* EXERCISE GOAL: Produce nothing but an exact copy of the lines from the one containing "Generate a Python" through the one containing "from matplotlib.ticker import", and do not carry over pictures.
start ENTRIES PROVIDED
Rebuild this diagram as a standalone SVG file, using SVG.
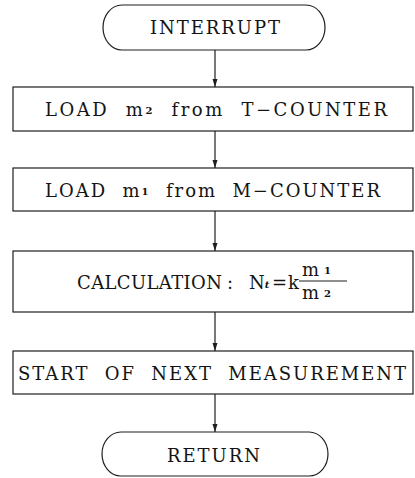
<svg xmlns="http://www.w3.org/2000/svg" width="415" height="478" viewBox="0 0 415 478">
  <style>
    .shape { fill: #ffffff; stroke: #1e1e1e; stroke-width: 1.2; }
    .label { font-family: "DejaVu Serif", "Liberation Serif", serif; font-size: 18px; fill: #141414; }
    .sub { font-size: 10px; font-weight: bold; }
    .wire { fill: none; stroke: #1e1e1e; stroke-width: 1.2; marker-end: url(#head); }
  </style>
  <defs>
    <marker id="head" markerUnits="userSpaceOnUse" markerWidth="9" markerHeight="6" refX="8" refY="3" orient="auto">
      <path d="M0,0.5 L8,3 L0,5.5 Z" fill="#1e1e1e"/>
    </marker>
  </defs>

  <rect width="415" height="478" fill="#ffffff"/>

  <!-- connectors along the centre line -->
  <g id="connectors">
    <line class="wire" x1="215" y1="50" x2="215" y2="87"/>
    <line class="wire" x1="215" y1="131" x2="215" y2="168"/>
    <line class="wire" x1="215" y1="211" x2="215" y2="251"/>
    <line class="wire" x1="215" y1="312" x2="215" y2="351"/>
    <line class="wire" x1="215" y1="394" x2="215" y2="432"/>
  </g>

  <g id="interrupt">
    <path class="shape" d="M122,5 H306 A19,22.5 0 0 1 306,50 H122 A19,22.5 0 0 1 122,5 Z"/>
    <text class="label" x="150" y="34" textLength="130" lengthAdjust="spacing">INTERRUPT</text>
  </g>

  <g id="load-m2">
    <rect class="shape" x="13" y="87" width="400" height="44"/>
    <text class="label" x="45" y="116" textLength="342" lengthAdjust="spacing" xml:space="preserve">LOAD  m<tspan class="sub" dy="-2">2</tspan><tspan dy="2">  from  T−COUNTER</tspan></text>
  </g>

  <g id="load-m1">
    <rect class="shape" x="13" y="168" width="400" height="43"/>
    <text class="label" x="45" y="197" textLength="335" lengthAdjust="spacing" xml:space="preserve">LOAD  m<tspan class="sub" dy="-2">1</tspan><tspan dy="2">  from  M−COUNTER</tspan></text>
  </g>

  <g id="calculation">
    <rect class="shape" x="13" y="251" width="400" height="61"/>
    <text class="label" x="77" y="289" textLength="145" lengthAdjust="spacing">CALCULATION</text>
    <text class="label" x="227" y="289">:</text>
    <text class="label" x="249" y="289">N<tspan class="sub" font-style="italic" dy="-1">t</tspan></text>
    <text class="label" x="272" y="289">=</text>
    <text class="label" x="288" y="289">k</text>
    <line x1="299" y1="281" x2="347" y2="281" stroke="#1e1e1e" stroke-width="1.2"/>
    <text class="label" x="302" y="276">m<tspan class="sub" dx="5" dy="-2">1</tspan></text>
    <text class="label" x="302" y="299">m<tspan class="sub" dx="5" dy="-2">2</tspan></text>
  </g>

  <g id="next-measurement">
    <rect class="shape" x="13" y="351" width="400" height="43"/>
    <text class="label" x="18" y="380" textLength="388" lengthAdjust="spacing" xml:space="preserve">START  OF  NEXT  MEASUREMENT</text>
  </g>

  <g id="return">
    <path class="shape" d="M121,432 H309 A19,22 0 0 1 309,476 H121 A19,22 0 0 1 121,432 Z"/>
    <text class="label" x="167" y="462" textLength="93" lengthAdjust="spacing">RETURN</text>
  </g>
</svg>
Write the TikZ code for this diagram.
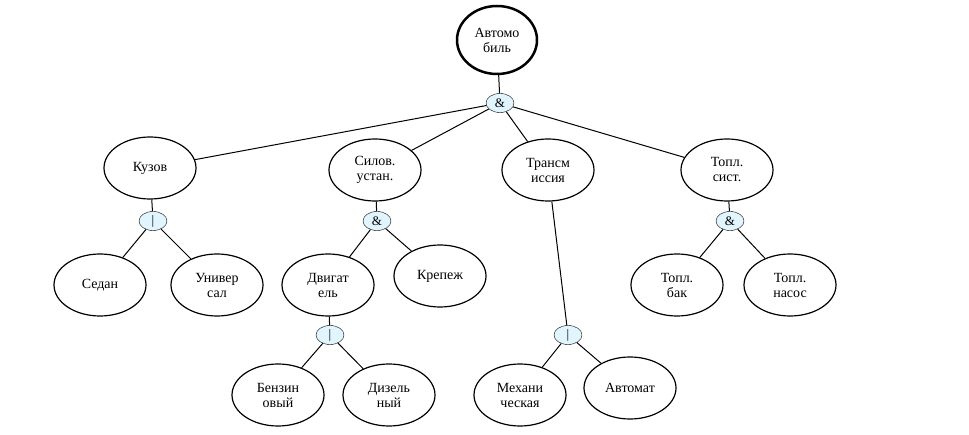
\documentclass[tikz,border=0pt]{standalone}
\usepackage{fontspec}
\setmainfont{Liberation Serif}
\usetikzlibrary{shapes.geometric}
\begin{document}
\begin{tikzpicture}[x=1pt,y=-1pt,
  n/.style={ellipse,draw,line width=1.2pt,minimum width=92pt,minimum height=62pt,inner sep=0pt,align=center,font=\fontsize{14}{15}\selectfont},
  op/.style={ellipse,draw,fill=cyan!12,minimum width=28pt,minimum height=19pt,inner sep=0pt,font=\fontsize{13}{13}\selectfont},
  e/.style={line width=1pt}]
\useasboundingbox (0,0) rectangle (969,435);
\node[n,line width=2.5pt,minimum width=80pt,minimum height=68pt] (root) at (497,40) {Автомо\\биль};
\node[op] (a0) at (500,103) {\&};
\node[n] (kuz) at (150,168) {Кузов};
\node[n] (sil) at (375,170) {Силов.\\устан.};
\node[n] (tr) at (548,170) {Трансм\\иссия};
\node[n] (top) at (727,170) {Топл.\\сист.};
\draw[e] (root) -- (a0);
\foreach \c in {kuz,sil,tr,top} \draw[e] (a0) -- (\c);
\node[op] (o1) at (153,221) {|};
\node[n] (sed) at (100,285) {Седан};
\node[n] (uni) at (217,285) {Универ\\сал};
\draw[e] (kuz) -- (o1); \draw[e] (o1) -- (sed); \draw[e] (o1) -- (uni);
\node[op] (a2) at (377,221) {\&};
\node[n] (dv) at (328,285) {Двигат\\ель};
\node[n] (kr) at (440,276) {Крепеж};
\draw[e] (sil) -- (a2); \draw[e] (a2) -- (dv); \draw[e] (a2) -- (kr);
\node[op] (o3) at (330,335) {|};
\node[n] (benz) at (278,395) {Бензин\\овый};
\node[n] (diz) at (389,395) {Дизель\\ный};
\draw[e] (dv) -- (o3); \draw[e] (o3) -- (benz); \draw[e] (o3) -- (diz);
\node[op] (o4) at (568,335) {|};
\node[n] (meh) at (520,395) {Механи\\ческая};
\node[n] (avt) at (630,388) {Автомат};
\draw[e] (tr) -- (o4); \draw[e] (o4) -- (meh); \draw[e] (o4) -- (avt);
\node[op] (a5) at (730,221) {\&};
\node[n] (bak) at (677,285) {Топл.\\бак};
\node[n] (nas) at (790,285) {Топл.\\насос};
\draw[e] (top) -- (a5); \draw[e] (a5) -- (bak); \draw[e] (a5) -- (nas);
\end{tikzpicture}
\end{document}
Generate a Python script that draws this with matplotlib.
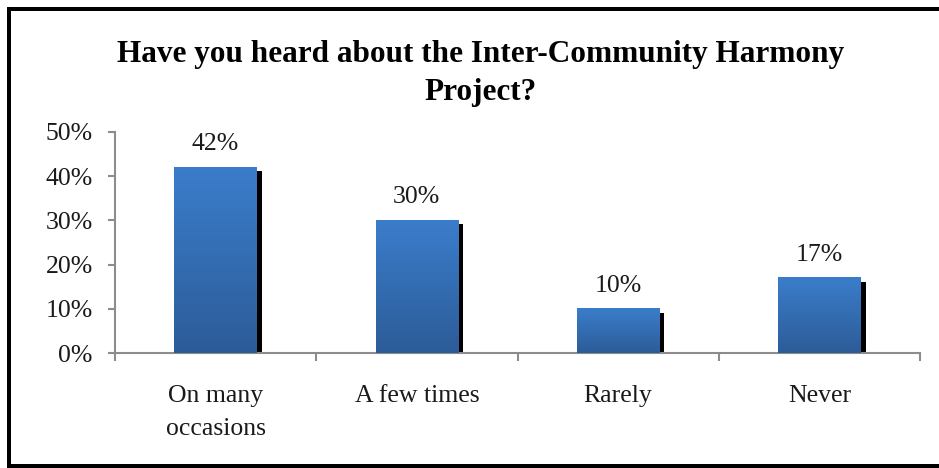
import numpy as np
import matplotlib.pyplot as plt
from matplotlib.lines import Line2D
from matplotlib.patches import Rectangle
from matplotlib.ticker import FixedLocator, NullFormatter

categories = ["On many\noccasions", "A few times", "Rarely", "Never"]
values = [42, 30, 10, 17]
y_ticks = [0, 10, 20, 30, 40, 50]
y_tick_labels = ["0%", "10%", "20%", "30%", "40%", "50%"]
title_lines = ["Have you heard about the Inter-Community Harmony", "Project?"]

plt.rcParams["font.family"] = ["Liberation Serif", "DejaVu Serif"]
text_col = "#1a1a1a"
axis_col = "#8c8c8c"
fs = 18.5

fig = plt.figure(figsize=(9.39, 4.68), dpi=100)
W, H = 939, 468
ax = fig.add_axes([115 / W, 1 - 353 / H, (920 - 115) / W, (353 - 132) / H])

x = np.arange(len(values))
bar_w = 0.41
top_col = np.array([0x3b, 0x7d, 0xcb]) / 255
bot_col = np.array([0x2c, 0x5c, 0x98]) / 255
grad = np.linspace(0, 1, 256)[:, None, None]
grad_img = top_col * (1 - grad) + bot_col * grad

# drop shadow offset, in data units
dx = 5 / 201
dy = 4 * 50 / 221
for xi, v in zip(x, values):
    left = xi - bar_w / 2
    ax.add_patch(Rectangle((left + dx, 0), bar_w, v - dy, facecolor="black",
                           edgecolor="none", zorder=2))
    ax.imshow(grad_img, extent=(left, left + bar_w, 0, v), aspect="auto",
              interpolation="bilinear", zorder=3)
    ax.annotate(f"{v}%", (xi, v), xytext=(0, 17), textcoords="offset pixels",
                ha="center", va="baseline", fontsize=fs, color=text_col)

ax.set_xlim(-0.5, len(values) - 0.5)
ax.set_ylim(0, 50)
ax.set_yticks(y_ticks)
ax.set_yticklabels(y_tick_labels, fontsize=fs, color=text_col)

ax.xaxis.set_major_locator(FixedLocator(np.arange(-0.5, len(values), 1)))
ax.xaxis.set_major_formatter(NullFormatter())
ax.tick_params(axis="x", which="major", length=6, width=1.5, color=axis_col,
               direction="out")
ax.tick_params(axis="y", length=5, width=1.5, color=axis_col, direction="out",
               pad=11)

# category names below the axis, one baseline per line
for xi, name in zip(x, categories):
    for k, line in enumerate(name.split("\n")):
        ax.annotate(line, (xi, 0), xycoords=("data", "axes fraction"),
                    xytext=(0, -49 - 33 * k), textcoords="offset pixels",
                    ha="center", va="baseline", fontsize=fs, color=text_col)

for side in ("top", "right"):
    ax.spines[side].set_visible(False)
for side in ("left", "bottom"):
    ax.spines[side].set_color(axis_col)
    ax.spines[side].set_linewidth(1.5)

for line, base in zip(title_lines, (62, 100)):
    fig.text(481 / W, 1 - base / H, line, ha="center", va="baseline",
             fontsize=22.5, fontweight="bold", color="black")

# outer frame
lw = 4 * 72 / 100
fig.add_artist(Line2D([9 / W, 9 / W], [1 - 466 / H, 1 - 7 / H],
                      transform=fig.transFigure, color="black", lw=lw,
                      solid_capstyle="butt"))
fig.add_artist(Line2D([7 / W, 1], [1 - 9 / H, 1 - 9 / H],
                      transform=fig.transFigure, color="black", lw=lw,
                      solid_capstyle="butt"))
fig.add_artist(Line2D([7 / W, 1], [1 - 466 / H, 1 - 466 / H],
                      transform=fig.transFigure, color="black", lw=lw,
                      solid_capstyle="butt"))

fig.savefig("out.png", dpi=100)
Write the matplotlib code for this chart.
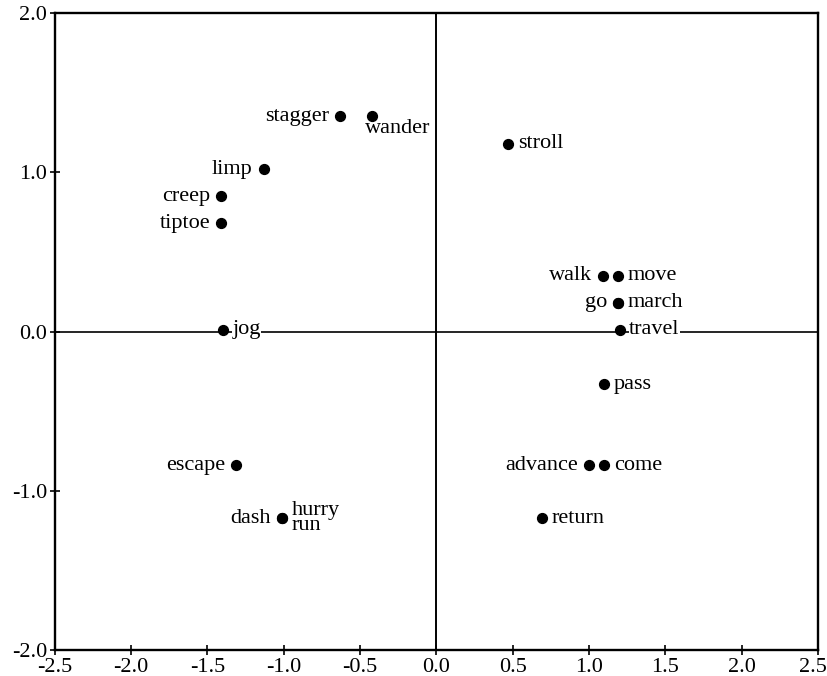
import matplotlib.pyplot as plt
from matplotlib.transforms import ScaledTranslation

# word coordinates on the two dimensions
words = ["stagger", "wander", "stroll", "limp", "creep", "tiptoe", "jog",
         "walk", "move", "go", "march", "travel", "pass", "escape",
         "dash", "hurry\nrun", "advance", "come", "return"]
dim1 = [-0.63, -0.42, 0.47, -1.13, -1.41, -1.41, -1.40,
        1.09, 1.19, 1.19, 1.19, 1.20, 1.10, -1.31,
        -1.01, -1.01, 1.00, 1.10, 0.69]
dim2 = [1.35, 1.35, 1.18, 1.02, 0.85, 0.68, 0.01,
        0.35, 0.35, 0.18, 0.18, 0.01, -0.33, -0.84,
        -1.17, -1.17, -0.84, -0.84, -1.17]
# which side of the dot each label sits on
side = ["L", "B", "R", "L", "L", "L", "R",
        "L", "R", "L", "R", "R", "R", "L",
        "L", "R", "L", "R", "R"]

plt.rcParams['font.family'] = ['Liberation Serif', 'DejaVu Serif']

fig = plt.figure(figsize=(8.28, 6.76), dpi=100)
ax = fig.add_axes([0.066, 0.038, 0.922, 0.943])

ax.axhline(0, color="black", lw=1.2, zorder=1)
ax.axvline(0, color="black", lw=1.4, zorder=1)

ax.scatter(dim1, dim2, s=50, color="black", zorder=3)

for w, x, y, s in zip(words, dim1, dim2, side):
    if s == "L":
        ax.annotate(w, (x, y), xytext=(-8, 0), textcoords="offset points",
                    ha="right", va="center", fontsize=16, zorder=2,
                    bbox=dict(fc="white", ec="none", pad=0.5))
    elif s == "R":
        ax.annotate(w, (x, y), xytext=(7, 0), textcoords="offset points",
                    ha="left", va="center", fontsize=16, zorder=2,
                    linespacing=0.72,
                    bbox=dict(fc="white", ec="none", pad=0.5))
    else:
        ax.annotate(w, (x, y), xytext=(-5, -2), textcoords="offset points",
                    ha="left", va="top", fontsize=16, zorder=2)

ax.set_xlim(-2.5, 2.5)
ax.set_ylim(-2.0, 2.0)
ax.set_xticks([-2.5, -2.0, -1.5, -1.0, -0.5, 0.0, 0.5, 1.0, 1.5, 2.0, 2.5])
ax.set_yticks([-2.0, -1.0, 0.0, 1.0, 2.0])
ax.xaxis.set_major_formatter(plt.FormatStrFormatter("%.1f"))
ax.yaxis.set_major_formatter(plt.FormatStrFormatter("%.1f"))
ax.tick_params(direction="inout", length=7, width=1.2, labelsize=16, pad=2)

for sp in ax.spines.values():
    sp.set_linewidth(1.7)

# keep the last x label inside the figure edge
fig.canvas.draw()
last = ax.get_xticklabels()[-1]
last.set_ha("right")
last.set_transform(last.get_transform() + ScaledTranslation(0.09, 0, fig.dpi_scale_trans))

fig.savefig("out.png")
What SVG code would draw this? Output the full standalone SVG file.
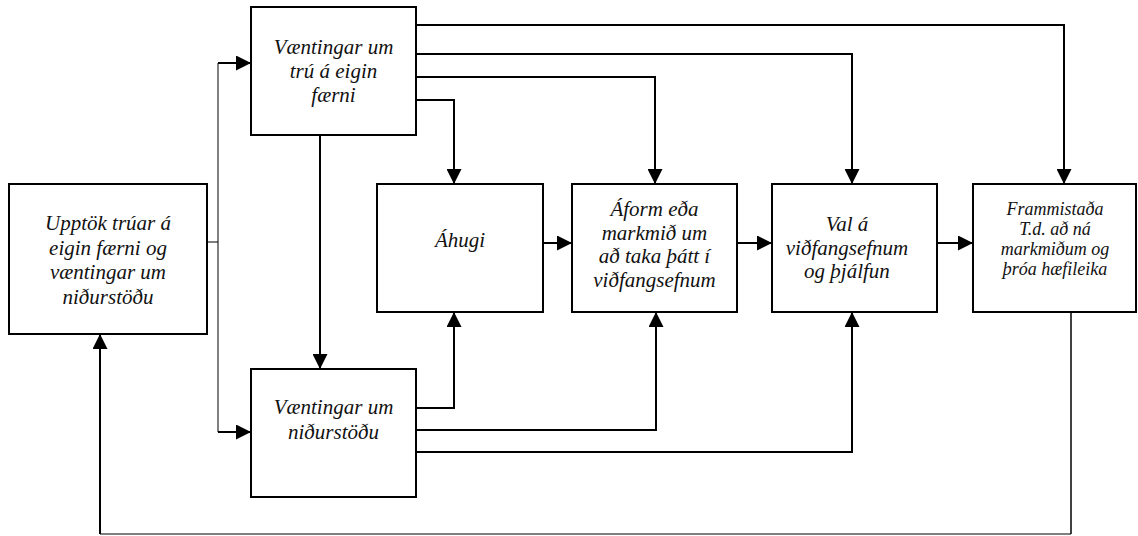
<svg xmlns="http://www.w3.org/2000/svg" width="1138" height="536" viewBox="0 0 1138 536">
<style>
.box{fill:#fff;stroke:#000;stroke-width:2}
.t{font-style:italic;font-size:21px;fill:#111;text-anchor:middle}
.ts{font-size:18px}
.c{fill:none;stroke:#000;stroke-width:2}
.thin{fill:none;stroke:#000;stroke-width:1}
</style>
<defs>
<marker id="ah" viewBox="0 0 10 10" refX="10" refY="5" markerWidth="15" markerHeight="15" markerUnits="userSpaceOnUse" orient="auto">
<path d="M0,0 L10,5 L0,10 z" fill="#000"/>
</marker>
</defs>
<rect width="1138" height="536" fill="#fff"/>
<g id="connectors">
<path class="thin" d="M207,242 H218"/>
<path class="thin" d="M218,63 V432"/>
<path class="c" d="M218,63 H251" marker-end="url(#ah)"/>
<path class="c" d="M218,432 H251" marker-end="url(#ah)"/>
<path class="c" d="M320,135 V369" marker-end="url(#ah)"/>
<path class="c" d="M416,25 H1064 V184" marker-end="url(#ah)"/>
<path class="c" d="M416,54 H852 V184" marker-end="url(#ah)"/>
<path class="c" d="M416,77 H655 V184" marker-end="url(#ah)"/>
<path class="c" d="M416,100 H454 V184" marker-end="url(#ah)"/>
<path class="c" d="M416,408 H454 V312" marker-end="url(#ah)"/>
<path class="c" d="M416,430 H656 V312" marker-end="url(#ah)"/>
<path class="c" d="M416,452 H852 V312" marker-end="url(#ah)"/>
<path class="c" d="M543,243 H572" marker-end="url(#ah)"/>
<path class="c" d="M737,243 H772" marker-end="url(#ah)"/>
<path class="c" d="M937,243 H973" marker-end="url(#ah)"/>
<path class="thin" style="stroke-width:1.5" d="M1071,312 V534"/>
<path class="thin" d="M1071,534 H100"/>
<path class="c" d="M100,534 V334" marker-end="url(#ah)"/>
</g>
<g font-family="Liberation Serif, Times New Roman, DejaVu Serif, serif">
<g id="n-upptok">
<rect class="box" x="9" y="184" width="198" height="150"/>
<text class="t" x="108" y="230">Upptök trúar á</text>
<text class="t" x="108" y="254.5">eigin færni og</text>
<text class="t" x="108" y="279">væntingar um</text>
<text class="t" x="108" y="303.5">niðurstöðu</text>
</g>
<g id="n-vaentingar-tru">
<rect class="box" x="251" y="7" width="165" height="128"/>
<text class="t" x="333.5" y="54">Væntingar um</text>
<text class="t" x="333.5" y="78">trú á eigin</text>
<text class="t" x="333.5" y="102">færni</text>
</g>
<g id="n-vaentingar-nidurstodu">
<rect class="box" x="251" y="369" width="165" height="128"/>
<text class="t" x="333.5" y="414">Væntingar um</text>
<text class="t" x="333.5" y="439">niðurstöðu</text>
</g>
<g id="n-ahugi">
<rect class="box" x="377" y="184" width="166" height="128"/>
<text class="t" x="460" y="247">Áhugi</text>
</g>
<g id="n-aform">
<rect class="box" x="572" y="184" width="165" height="128"/>
<text class="t" x="654.5" y="216">Áform eða</text>
<text class="t" x="654.5" y="240">markmið um</text>
<text class="t" x="654.5" y="263">að taka þátt í</text>
<text class="t" x="654.5" y="287">viðfangsefnum</text>
</g>
<g id="n-val">
<rect class="box" x="772" y="184" width="165" height="128"/>
<text class="t" x="847" y="231">Val á</text>
<text class="t" x="847" y="255">viðfangsefnum</text>
<text class="t" x="847" y="278">og þjálfun</text>
</g>
<g id="n-frammistada">
<rect class="box" x="973" y="184" width="163" height="128"/>
<text class="t ts" x="1055" y="215">Frammistaða</text>
<text class="t ts" x="1055" y="235">T.d. að ná</text>
<text class="t ts" x="1055" y="255">markmiðum og</text>
<text class="t ts" x="1055" y="275">þróa hæfileika</text>
</g>
</g>
</svg>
end ENTRIES PROVIDED
* RESULT:
Generate a Python script that draws this with matplotlib.
import numpy as np
import matplotlib.pyplot as plt
from matplotlib.lines import Line2D
from matplotlib.patches import Rectangle
from matplotlib.ticker import FixedLocator, NullFormatter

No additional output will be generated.